Tra le colline dell’astigiano, nel basso Monferrato, si trova l’antico borgo di Villadeati, luogo già noto agli inizi del Medioevo quale avamposto militare; verso la metà del 1400 il territorio divenne feudo della famiglia Deati, che vi si insediò e diede il nome al paese (Villa Deatorum).
Il borgo è sovrastato da un maestoso edificio in cima alla collina che gli conferisce un indubbio fascino e una sorta di velato mistero.
Villadeati è stata insignita della Medaglia d’argento al valore civile a seguito dell’eccidio della sua popolazione perpetrato dai nazisti nel 1944.
Durante la Seconda Guerra Mondiale - alla fine del 1944 - Villadeati è stata protagonista di tragici episodi: alcuni partigiani del luogo uccisero un soldato tedesco e ne catturarono un secondo. La rappresaglia nazista punì tutto il paese, che venne completamente saccheggiato; una decina di abitanti venne condannata alla fucilazione e a nulla valse l’eroico gesto del parroco, don Ernesto Camurati, che offrì la sua vita in cambio di quella dei prigionieri: anche lui venne fucilato insieme a loro.
Dopo la Liberazione i partigiani di Villadeati riuscirono a scovare il responsabile dell’eccidio, il generale Meyer, e lo giustiziarono nello stesso luogo della strage da lui perpetrata. Oggi questa piazza, chiamata Martiri IX ottobre 1944, ospita il monumento alle vittime dei nazisti, e la via che porta al Municipio nel vicino paese di Casale Monferrato è intitolata al prete eroe, don Ernesto Camurati.
La maestosa costruzione che si erge sulla collina di Villadeati è un palazzo settecentesco appartenente oggi alla famiglia dell’editore Giangiacomo Feltrinelli.
Sorge sulle rovine dell’antico Castello Belvedere, risalente al XVII secolo, di cui oggi non rimane praticamente alcuna traccia se non la documentazione storica della sua esistenza.
La villa venne costruita a fine Settecento su volontà del giureconsulto Giacinto Magrelli, proprietario dei terreni, che fece erigere un edificio in stile barocco e neoclassico digradante sulla collina con quattro serie di terrazze e gallerie; dall’edificio principale si innalza una torre di due piani, di circa 20 metri, che domina le colline circostanti. L’ideatore dell’opera è ignoto, ma lo stile richiama la scuola di Filippo Juvarra, architetto alla corte sabauda.
La villa ha ancora oggi il fascino di un tempo antico e romantico: nel corso dei secoli ha vissuto lunghi periodi di decadenza, ma l’intervento della famiglia Feltrinelli negli anni ‘70 del Novecento le ha permesso di tornare al suo antico splendore. Nel palazzo tuttora riposano le ceneri di Inge Feltrinelli - moglie dell'editore - e la riservatezza della famiglia non consente visite al pubblico, che però può ammirare il portale d’ingresso.

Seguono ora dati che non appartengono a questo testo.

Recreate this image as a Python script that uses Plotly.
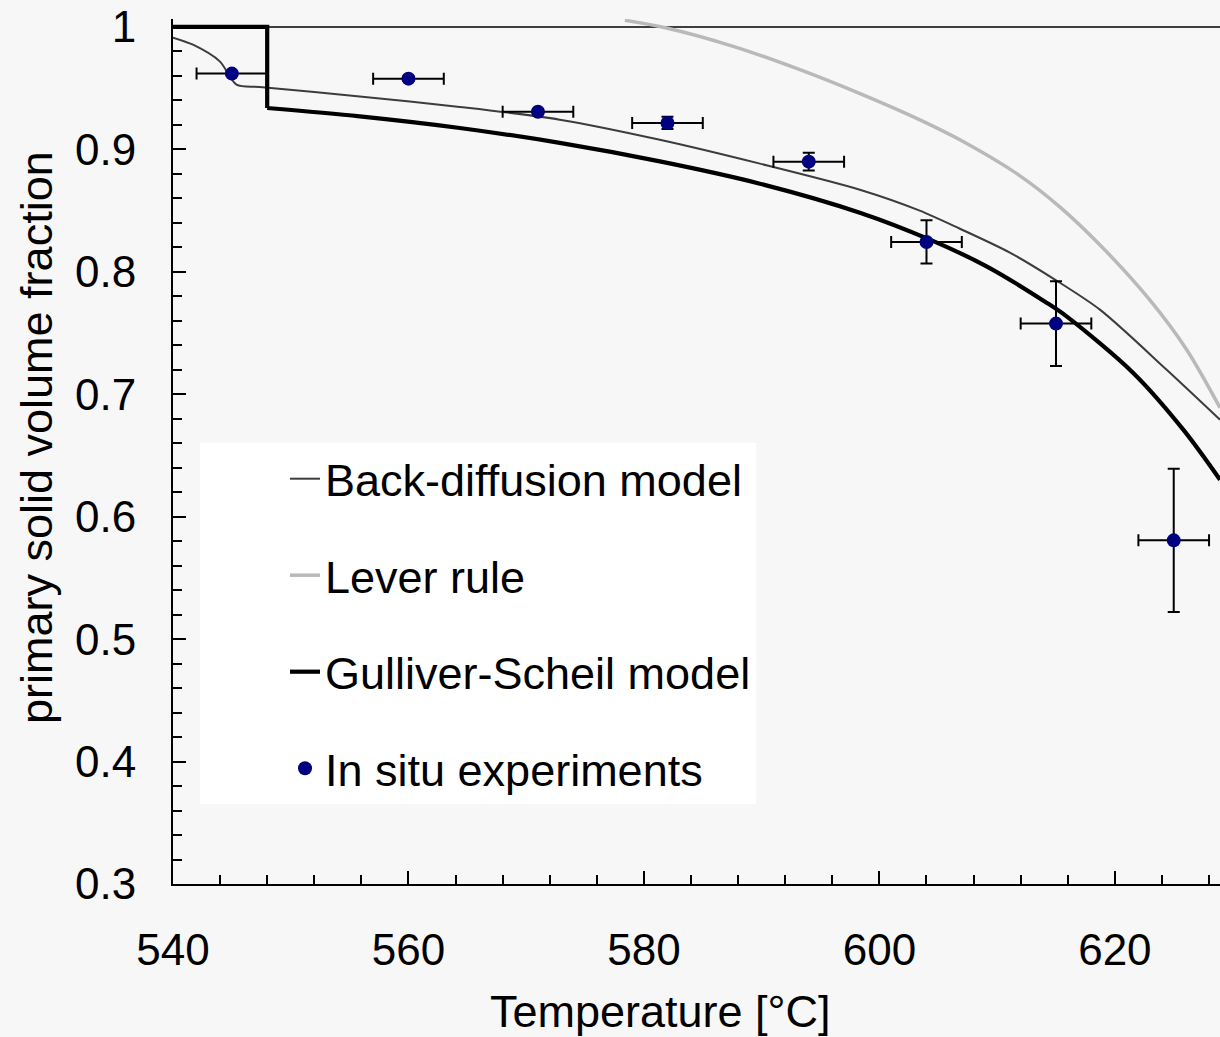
import plotly.graph_objects as go

# ---------------- data ----------------
# Back-diffusion model
bd_T = [540.0, 541.7, 543.97, 545.39, 547.37, 555.86, 564.36, 572.85, 581.35,
        589.85, 598.34, 603.43, 606.84, 611.08, 614.91, 618.73, 624.4, 628.93]
bd_f = [0.9913, 0.9855, 0.9719, 0.9529, 0.9510, 0.9433, 0.9347, 0.9243, 0.9079,
        0.8884, 0.8671, 0.8500, 0.8352, 0.8157, 0.7936, 0.7691, 0.7200, 0.6792]

# Lever rule
lv_T = [578.38, 581.92, 587.58, 593.25, 598.91, 603.44, 606.84, 611.94, 615.34,
        618.74, 622.98, 626.1, 628.93]
lv_f = [1.0054, 0.9992, 0.9842, 0.9651, 0.9433, 0.9241, 0.9078, 0.8784, 0.8529,
        0.8219, 0.7769, 0.7364, 0.6890]

# Gulliver-Scheil model (first three points: plateau and vertical drop)
gs_T = [540.0, 548.0, 548.0, 555.86, 564.36, 572.85, 581.35, 589.85, 598.34,
        604.29, 609.1, 614.2, 615.9, 621.56, 625.81, 628.93]
gs_f = [1.0, 1.0, 0.9338, 0.9270, 0.9175, 0.9053, 0.8902, 0.8720, 0.8483,
        0.8263, 0.8045, 0.7748, 0.7636, 0.7174, 0.6711, 0.6302]

# In situ experiments
exp_T = [545, 560, 571, 582, 594, 604, 615, 625]
exp_f = [0.9619, 0.9578, 0.9308, 0.9216, 0.8900, 0.8244, 0.7577, 0.5807]
exp_T_err = [3, 3, 3, 3, 3, 3, 3, 3]
exp_f_err = [0.002, 0.002, 0.002, 0.005, 0.0072, 0.0177, 0.0347, 0.0585]

x_tickvals = [540, 560, 580, 600, 620]
y_tickvals = [0.3, 0.4, 0.5, 0.6, 0.7, 0.8, 0.9, 1.0]
y_ticktext = ["0.3", "0.4", "0.5", "0.6", "0.7", "0.8", "0.9", "1"]

FONT = "Liberation Sans, Arial, sans-serif"

fig = go.Figure()

fig.add_trace(go.Scatter(
    x=bd_T, y=bd_f, mode="lines", name="Back-diffusion model",
    line=dict(color="#3c3c3c", width=2, shape="spline", smoothing=0.8),
    legendgroup="g1"))

fig.add_trace(go.Scatter(
    x=lv_T, y=lv_f, mode="lines", name="Lever rule",
    line=dict(color="#b9b9b9", width=3.5, shape="spline", smoothing=0.9),
    legendgroup="g2"))

# Gulliver-Scheil: plateau + step (straight), then the smooth solidification curve
fig.add_trace(go.Scatter(
    x=gs_T[:3], y=gs_f[:3], mode="lines", name="Gulliver-Scheil model",
    line=dict(color="#000000", width=4.2),
    legendgroup="g3"))
fig.add_trace(go.Scatter(
    x=gs_T[2:], y=gs_f[2:], mode="lines", name="Gulliver-Scheil model",
    line=dict(color="#000000", width=4.2, shape="spline", smoothing=0.9),
    legendgroup="g3", showlegend=False))

fig.add_trace(go.Scatter(
    x=exp_T, y=exp_f, mode="markers", name="In situ experiments",
    marker=dict(color="#000080", size=14),
    error_x=dict(type="data", array=exp_T_err, color="black", thickness=2, width=6),
    error_y=dict(type="data", array=exp_f_err, color="black", thickness=2, width=6),
    legendgroup="g4"))

axis_common = dict(
    showline=True, linecolor="black", linewidth=2,
    ticks="inside", ticklen=13, tickwidth=1.5, tickcolor="black",
    showgrid=False, zeroline=False, ticklabeloverflow="allow", automargin=False,
    tickfont=dict(family=FONT, size=44, color="black"),
)

fig.update_xaxes(
    range=[540, 628.93], tickvals=x_tickvals, ticklabelstandoff=26,
    minor=dict(dtick=4, tick0=540, ticks="inside", ticklen=9, tickwidth=1.5,
               tickcolor="black", showgrid=False),
    **axis_common)

fig.update_yaxes(
    range=[0.3, 1.0065], tickvals=y_tickvals, ticktext=y_ticktext,
    ticklabelstandoff=26,
    minor=dict(dtick=0.02, tick0=0.3, ticks="inside", ticklen=9, tickwidth=1.5,
               tickcolor="black", showgrid=False),
    **axis_common)

# top frame line at f = 1
fig.add_shape(type="line", xref="paper", x0=0, x1=1, yref="y", y0=1, y1=1,
              line=dict(color="black", width=1.5), layer="below")

# axis titles
fig.add_annotation(text="Temperature [°C]", xref="paper", x=0.466, yref="paper", y=0,
                   yshift=-127, showarrow=False, xanchor="center", yanchor="middle",
                   font=dict(family=FONT, size=45, color="black"))
fig.add_annotation(text="primary solid volume fraction", xref="paper", x=0, xshift=-137,
                   yref="paper", y=0.5156, textangle=-90, showarrow=False,
                   xanchor="center", yanchor="middle",
                   font=dict(family=FONT, size=45, color="black"))

# full-window figure; the page body margin is removed below
fig.update_layout(
    width=1220, height=1037, autosize=False,
    margin=dict(l=173, r=0, t=19, b=153, pad=0, autoexpand=False),
    paper_bgcolor="#f7f7f7", plot_bgcolor="#f7f7f7",
    font=dict(family=FONT, color="black"),
    showlegend=True,
    legend=dict(x=0.0258, xanchor="left", y=0.5099, yanchor="top",
                bgcolor="white", borderwidth=0, tracegroupgap=35,
                traceorder="grouped", indentation=85,
                font=dict(family=FONT, size=45, color="black")),
)

fig.write_html("out.html",
               config={"displayModeBar": False},
               post_script="document.body.style.margin='0';"
                           "document.body.style.overflow='hidden';")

Narra la leggenda che Villadeati sorga su un’antica città sotterranea, ricca di tesori ancora inesplorati: Lustria. Il toponimo - qualcuno sostiene - è storpiatura dell'antica “Industria” (oggi Monteu da Po), colonia romana costruita nel 120 circa a.C. dal console Marco Fulvio Flacco.
Tutto nasce quando, nel 1925, ai piedi di una collina a est del paese vengono rinvenuti i resti di un recinto quadrangolare formato da grossi blocchi di pietra. Si presume possa essere un campo romano, ma in seguito vengono rinvenuti “vasi vinarii, cinerarii, lacrimatorii, frammenti di specchi, idoletti, lumiere, monete, anella”, e ancora “bellissime anfore, coppe a forma di calice dipinte in nero e rosso”: resti di una necropoli che fanno pensare ad una vera e propria città sommersa.
Forse studi approfonditi ci racconteranno di una stratificazione di accampamenti, battaglie, devastazioni e ricostruzioni nel corso dei secoli, di donne e uomini che hanno vissuto le loro vite in periodi di pace e di guerra, ma la nostra natura di esploratori può continuare a farci camminare sui resti di una misteriosa città perduta.